Fixed textbust page freezes
We released a textburst update this morning that should fix a page freeze problem encountered by a small number of users over the last few weeks.
We first noticed that textburst pages would occasionally freeze a few days before Christmas and released a temporary fix that solved it for 99% of users.
Unfortunately as with most temporary fixes it wasn’t 100% effective so we’ve been investigating the root cause since getting back from the holidays.
After many, many hours digging through tens of thousands of lines of log files (it’s amazing how much logging a debug mode can create) and tweaking code here and there we at last found the cause yesterday afternoon. And two lines of code later it’s fixed.
For the technically inclined here’s a little more information:
Textburst runs on four web servers, these are set up as two load balanced pairs, one in Derby and one in Manchester. To ensure users stay logged in when switching between servers we store our session data in a MySQL database.
Our MySQL based session store is a slightly tweaked version of the MySQL session state provider which is in turn based on the Microsoft sample session state provider.
Unfortunately it turns out both of these have a bug when handling concurrent connections.
How things are supposed to work
When a page is requested it should should check to see if the session is currently locked by another page, wait until it’s free and then obtain the session data, along with a lock if the page wants write access and then increment an internal Lock ID by one which is used to make sure the same request is locking and unlocking the session.
What was actually happening
Requests that wanted read/write access to the session worked exactly as expected, however read-only sessions missed the all important step of waiting until the session was free and simply incremented the Lock ID. This meant that if a read-only request was processed in between the lock and unlock phase of a read/write request it would never be unlocked causing the next read/write request to freeze.

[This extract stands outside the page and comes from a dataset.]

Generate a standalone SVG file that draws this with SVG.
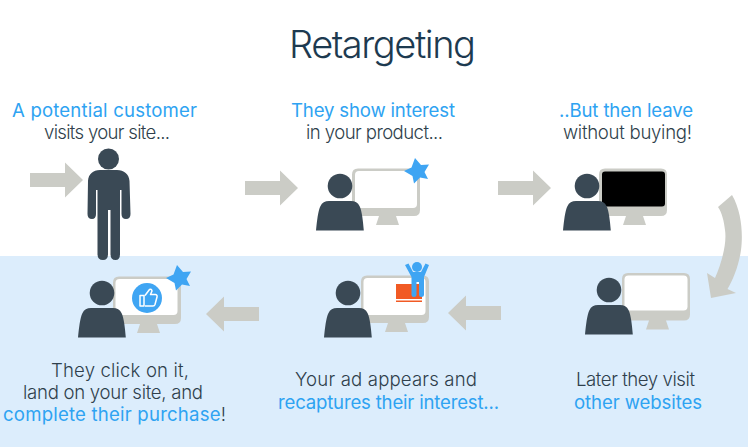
<svg xmlns="http://www.w3.org/2000/svg" xmlns:xlink="http://www.w3.org/1999/xlink" width="748" height="447" viewBox="0 0 748 447">
<style>
text{font-family:"Inter","Open Sans","Liberation Sans",sans-serif;font-weight:300;font-size:18.6px;fill:#2f3f4c}
.b{fill:#2ea3f2;font-weight:400}
.t{font-size:38px;fill:#1d3a50}
.a{fill:#cbccc6}
.p{fill:#3a4955}
.s{fill:#3fa5f3}
</style>
<defs>
<g id="arrow"><path class="a" d="M0-7H35V-17.500L53 0 35 17.500V7H0Z"/></g>
<g id="person"><circle class="p" cx="340" cy="186" r="12.300"/><path class="p" d="M316 230.500C317 221 318 211 320.500 206 322 202.500 325 201 329 201H351C355 201 358 202.500 359.500 206 362 211 363 221 363.800 230.500Z"/></g>
<g id="monitor"><path class="a" d="M358 168.500H414Q420 168.500 420 174.500V210Q420 216 414 216H396L399 225H376L379 216H358Q352 216 352 210V174.500Q352 168.500 358 168.500Z"/></g>
<path id="star" class="s" d="M415 158 421 165 429 164.500 424.500 172 428 179 420 177.500 414 183.500 412.500 176 404 171 411.500 167.500Z"/>
</defs>
<rect width="748" height="447" fill="#fff"/>
<rect y="256" width="748" height="191" fill="#dcedfc"/>
<text id="title" class="t" x="289" y="58" textLength="187">Retargeting</text>
<g id="connectors">
<use xlink:href="#arrow" x="30" y="180"/>
<use xlink:href="#arrow" x="245" y="188"/>
<use xlink:href="#arrow" x="498" y="188"/>
<path class="a" d="M718 207 732 195C742 212 743 235 741 250 739 265 733 280 727.500 289L736 293 711 298 707 273 715 278C722 262 727 243 725 230 724 221 722 213 718 207Z"/>
<use xlink:href="#arrow" transform="translate(501 313) scale(-1 1)"/>
<use xlink:href="#arrow" transform="translate(259 314) scale(-1 1)"/>
</g>
<g id="node1">
<text class="b" x="12" y="117" textLength="185">A potential customer</text>
<text x="44" y="139" textLength="126">visits your site...</text>
<circle class="p" cx="108.500" cy="159" r="10.500"/>
<path class="p" d="M100 170H117C124 170 129 174 129.500 181L130.500 214Q130.500 219 126 219 121.500 219 121.500 214V190H120V254Q120 260 115.500 260 110.500 260 110.500 254V210H108V254Q108 260 103 260 97.500 260 97.500 254V190H96V214Q96 219 92 219 87.500 219 87.500 214L88 181C88.500 174 93 170 100 170Z"/>
</g>
<g id="node2">
<text class="b" x="291" y="117" textLength="164">They show interest</text>
<text x="306" y="139" textLength="137">in your product...</text>
<use xlink:href="#monitor"/>
<rect x="355" y="171" width="62" height="37" rx="4" fill="#fff"/>
<use xlink:href="#person"/>
<use xlink:href="#star"/>
</g>
<g id="node3">
<text class="b" x="559" y="117" textLength="134">..But then leave</text>
<text x="563" y="139" textLength="129">without buying!</text>
<use xlink:href="#monitor" x="247"/>
<rect x="602" y="171.500" width="63" height="35" rx="3" fill="#000"/>
<use xlink:href="#person" x="247"/>
</g>
<g id="node4">
<text x="576" y="386" textLength="119">Later they visit</text>
<text class="b" x="574" y="409" textLength="128">other websites</text>
<use xlink:href="#monitor" x="270" y="104.500"/>
<rect x="624.500" y="275.500" width="63" height="35" rx="4" fill="#fff"/>
<use xlink:href="#person" x="269" y="104"/>
</g>
<g id="node5">
<text x="295" y="386" textLength="182">Your ad appears and</text>
<text class="b" x="278" y="409" textLength="221">recaptures their interest...</text>
<use xlink:href="#monitor" x="9" y="107"/>
<rect x="363.500" y="278" width="62" height="37" rx="4" fill="#fff"/>
<rect x="396" y="284" width="26" height="15" fill="#f15a24"/>
<rect x="396" y="300.500" width="26" height="1.500" fill="#f15a24"/>
<use xlink:href="#person" x="8" y="107"/>
<circle class="s" cx="417" cy="267" r="5"/>
<path class="s" d="M405 265 408.500 263.500 413 272H421L425.500 263.500 429 265 424 277V295Q424 297 421.500 297 419 297 419 295V282H416.500V295Q416.500 297 414 297 411.500 297 411.500 295V277Z"/>
</g>
<g id="node6">
<text x="51" y="377" textLength="138">They click on it,</text>
<text x="23" y="399" textLength="180">land on your site, and</text>
<text x="3" y="421" textLength="223"><tspan class="b">complete their purchase</tspan>!</text>
<use xlink:href="#monitor" x="-239" y="108"/>
<rect x="115.500" y="279" width="62" height="36" rx="4" fill="#fff"/>
<use xlink:href="#person" x="-238" y="107"/>
<use xlink:href="#star" x="-238" y="107"/>
<circle class="s" cx="147" cy="298" r="15"/>
<path d="M140 295.500V306H144V295.500ZM145 295.500 149.500 289.500Q151.500 288.500 152 291L150.500 294.500H155.500Q157.500 295 157 297L155 304.500Q154.500 306 153 306H145" fill="none" stroke="#fff" stroke-width="1.500" stroke-linejoin="round"/>
</g>
</svg>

Luckily the ASP.NET session code is designed for this eventuality and after 110 seconds the stuck lock is forcibly removed, unfortunately our users were stuck waiting for this to happen while everything appeared to be frozen.
Our fix
We’ve updated the session provider to always wait until the session is free. To help out others with similar problems we’ve added this as a comment on the Microsoft sample and will be filing a bug report with MySQL shortly.